WASHINGTON — Breakthrough coronavirus cases have emerged in multiple offices in Congress, including the speaker’s. The line for in-house testing snakes through a long corridor and into a visitors’ center atrium. The Capitol’s doctor has warned of the possible return of a mask mandate.

The delta variant has reached Capitol Hill, but a common enemy has only made recriminations and anger worse between the two political parties. Republicans, caught between a political base that is often resistant to vaccination and an imperative to save the lives of their voters, point their fingers at Democrats and blame them, without evidence, for covering up the virus’s origins.

Democrats fault Republicans who have done little to push back against vaccine skeptics in their ranks and even now are soft-pedaling their calls for people to take the shot.

“We’ve got people here who’ve refused to get vaccinated and are actually discouraging others to get vaccinated,” said Rep. Jim McGovern, D-Mass. “The Republican Party no longer lives in reality. It’s pathetic.”

For much of the vaccinated nation, the coronavirus resurgence is somewhere else. In states like Vermont, Hawaii and Massachusetts, where at least 84% of the adults have had one shot or two, surges in Alabama, Florida, Missouri and Arkansas are far, far away.

But the Capitol is one of the few places in America where red and blue mingle almost daily — and resentment is high.

“Congress is like a nationwide convention every single day,” said Rep. Jamie Raskin, D-Md., who has begun wearing a mask again, though he is fully vaccinated and 76.5% of adults in his state have received at least one shot. “There are people who have come from every corner, hamlet and precinct of the country. It’s a petri dish for the development of political ideas but also plagues.”

Republicans point out that the most recent high-profile carriers of the current plague were Democrats, Texas legislators who fled Austin to stop passage of a measure restricting voting. Six of them — all of whom said they were vaccinated — then tested positive and are suspected of infecting a senior aide to Speaker Nancy Pelosi. The aide, also vaccinated, is mildly symptomatic.

To be fair, the Texas legislators who made a show of defiance, then brought the virus, spread fears in both parties. Rep. Kim Schrier, D-Wash., a pediatrician, said those six breakthrough cases were a wake-up call in the Capitol community.

On the House floor, at least among Democrats, masks are going back on. Lawmakers are sending staff members for testing. Pelosi and some senators have told aides to work from home — just weeks after many of them returned to Capitol Hill.

And as lawmakers and aides look toward the fall, when school resumes before children younger than 12 are expected to have access to vaccines, their worries only worsen.

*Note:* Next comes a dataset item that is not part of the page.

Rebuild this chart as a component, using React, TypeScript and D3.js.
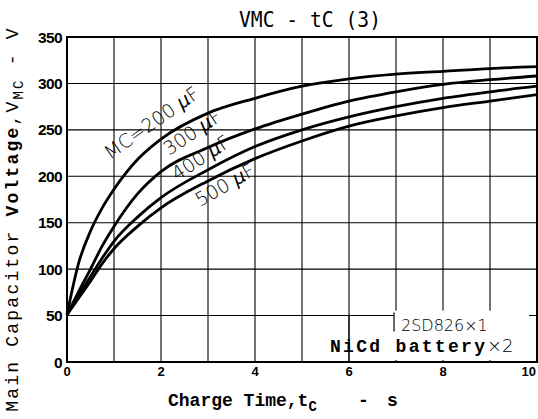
import React from "react";
import * as d3 from "d3";

const width = 538;
const height = 419;
const margin = { top: 37, right: 1, bottom: 57, left: 67 };

// charge time, s
const times = [0, 0.25, 0.5, 0.75, 1, 1.5, 2, 3, 4, 5, 6, 7, 8, 9, 10];
// main capacitor voltage, V
const v200 = [51, 107, 141, 166, 186, 218, 240, 268, 284, 297, 305, 310, 313, 316, 318];
const v300 = [51, 76, 100, 125, 146, 181, 205, 231, 251, 267, 281, 291, 299, 304, 308];
const v400 = [51, 72, 92, 112, 130, 156, 177, 207, 232, 250, 264, 275, 284, 291, 297];
const v500 = [51, 69, 87, 106, 122, 146, 166, 195, 219, 238, 254, 265, 274, 281, 288];
const series = [v200, v300, v400, v500];

const xTicks = [0, 2, 4, 6, 8, 10];
const yTicks = [0, 50, 100, 150, 200, 250, 300, 350];

const mono = "'Liberation Mono', 'DejaVu Sans Mono', monospace";
const sans = "'DejaVu Sans', 'Liberation Sans', sans-serif";

export default function App() {
  const x = d3.scaleLinear().domain([0, 10]).range([margin.left, width - margin.right]);
  const y = d3.scaleLinear().domain([0, 350]).range([height - margin.bottom, margin.top]);

  const line = d3
    .line<number>()
    .x((d, i) => x(times[i]))
    .y(d => y(d))
    .curve(d3.curveMonotoneX);

  const [x0, x1] = x.range();
  const [y0, y1] = y.range();

  return (
    <svg
      width={width}
      height={height}
      style={{ position: "absolute", left: 0, top: 0, background: "#fff" }}
    >
      {/* grid */}
      {d3.range(0, 11).map(t => (
        <line key={"gx" + t} x1={x(t)} x2={x(t)} y1={y1} y2={y0} stroke="#000" strokeWidth={1.1} />
      ))}
      {yTicks.map(v => (
        <line key={"gy" + v} x1={x0} x2={x1} y1={y(v)} y2={y(v)} stroke="#000" strokeWidth={1.1} />
      ))}

      {/* box behind the note */}
      <rect x={x(7) - 2} y={y(50) - 5} width={x(10) - x(7) - 6} height={y(0) - y(50) + 3} fill="#fff" />
      <line x1={x(7) - 2} x2={x(7) - 2} y1={y(50) - 3} y2={y(50) + 16} stroke="#000" strokeWidth={1.2} />
      <line x1={x(6)} x2={x(6)} y1={y(50)} y2={y0} stroke="#000" strokeWidth={1.1} />

      {/* frame */}
      <rect x={x0} y={y1} width={x1 - x0} height={y0 - y1} fill="none" stroke="#000" strokeWidth={2} />

      {/* curves */}
      {series.map((s, i) => (
        <path key={i} d={line(s) || ""} fill="none" stroke="#000" strokeWidth={2.8} />
      ))}

      {/* y tick labels */}
      {yTicks.map(v => (
        <text
          key={"ty" + v}
          x={x0 - 5}
          y={y(v)}
          dy="0.36em"
          textAnchor="end"
          fontFamily="'Liberation Sans', Arial, sans-serif"
          fontWeight="bold"
          fontSize={15.5}
          letterSpacing={-0.6}
        >
          {v}
        </text>
      ))}

      {/* x tick labels */}
      {xTicks.map(t => (
        <text
          key={"tx" + t}
          x={t === 10 ? x(t) - 1 : x(t)}
          y={y0 + 14}
          textAnchor={t === 10 ? "end" : "middle"}
          fontFamily="'Liberation Sans', Arial, sans-serif"
          fontWeight="bold"
          fontSize={13}
        >
          {t}
        </text>
      ))}

      {/* title */}
      <text
        x={310}
        y={27}
        textAnchor="middle"
        fontFamily="'DejaVu Sans Mono', monospace"
        fontSize={21}
        textLength={142}
        lengthAdjust="spacingAndGlyphs"
      >
        VMC - tC (3)
      </text>

      {/* x axis title */}
      <text x={168} y={406} fontFamily={mono} fontWeight="bold" fontSize={18}>
        Charge Time,t
        <tspan fontSize={14} dy={5}>C</tspan>
        <tspan x={358} dy={-5}>-</tspan>
        <tspan x={387}>s</tspan>
      </text>

      {/* y axis title */}
      <text
        transform="translate(18,219) rotate(-90)"
        textAnchor="middle"
        fontFamily={mono}
        fontSize={18}
        letterSpacing={2.2}
      >
        Main Capacitor <tspan fontWeight="bold">Voltage</tspan>,V
        <tspan fontSize={14} dy={5}>MC</tspan>
        <tspan dy={-5}> - V</tspan>
      </text>

      {/* curve labels */}
      <text transform="translate(110,160) rotate(-35)" fontFamily={sans} fontWeight={200} fontSize={19}>
        MC=200 <tspan fontStyle="italic">μ</tspan>F
      </text>
      <text transform="translate(169,156) rotate(-34)" fontFamily={sans} fontWeight={200} fontSize={19}>
        300 <tspan fontStyle="italic">μ</tspan>F
      </text>
      <text transform="translate(177,181) rotate(-33)" fontFamily={sans} fontWeight={200} fontSize={19}>
        400 <tspan fontStyle="italic">μ</tspan>F
      </text>
      <text transform="translate(200,207) rotate(-30)" fontFamily={sans} fontWeight={200} fontSize={19}>
        500 <tspan fontStyle="italic">μ</tspan>F
      </text>

      {/* note */}
      <text x={401} y={331} fontFamily={sans} fontWeight={200} fontSize={16}>
        2SD826×1
      </text>
      <text x={330} y={352} fontFamily={mono} fontWeight="bold" fontSize={18} textLength={155} lengthAdjust="spacing">
        NiCd battery
      </text>
      <text x={487} y={352} fontFamily={sans} fontWeight={200} fontSize={18}>
        ×2
      </text>
    </svg>
  );
}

“If you’re in an area with a lot of unvaccinated people and you have unvaccinated kids, I would recommend you put your masks on again,” Schrier said. “If I had children under 12, I would be taking very big precautions right now.”

It is still unclear how many Republicans in the House and Senate are vaccinated, as many of them have refused to say one way or the other. Both Sens. Rand Paul, R-Ky., and Ron Johnson, R-Wis. — who has pushed fringe theories about the virus — have said they will not get the shot because they have already had COVID-19. (The Centers for Disease Control and Prevention recommends that people who have had the virus still be inoculated.)

Rep. Lauren Boebert, R-Colo., proudly proclaimed this month at the Conservative Political Action Conference in Dallas, “Don’t come knocking on my door with your ‘Fauci ouchie.’ You leave us ... alone.” She was referring to Dr. Anthony Fauci, director of the National Institute of Allergy and Infectious Diseases, who has become a boogeyman for the right.

Congress’ attending physician, Dr. Brian Monahan, indicated that some remained unprotected when he pleaded this week with lawmakers in a memorandum: “The delta variant is a severe threat. I urge unvaccinated individuals to come for vaccination at any time.”

Leadership aides say the number of unvaccinated lawmakers is slowly dwindling. The No. 2 House Republican leader, Steve Scalise of Louisiana, got his first shot Sunday, a remarkable delay considering that one House Republican, Ron Wright of Texas, and one Republican member-elect from his home state, Luke Letlow, died of COVID-19.

But many Republicans will not divulge their vaccination status, even when pressed on whether they should be setting an example for their constituents.

“We believe in health privacy. The bottom line is, we believe it; it doesn’t stop at the COVID door,” Rep. Andy Harris, R-Md., a doctor, said Thursday. “It is every citizen’s right to choose to get a vaccine and then to choose not to reveal whether they’ve gotten a vaccine.”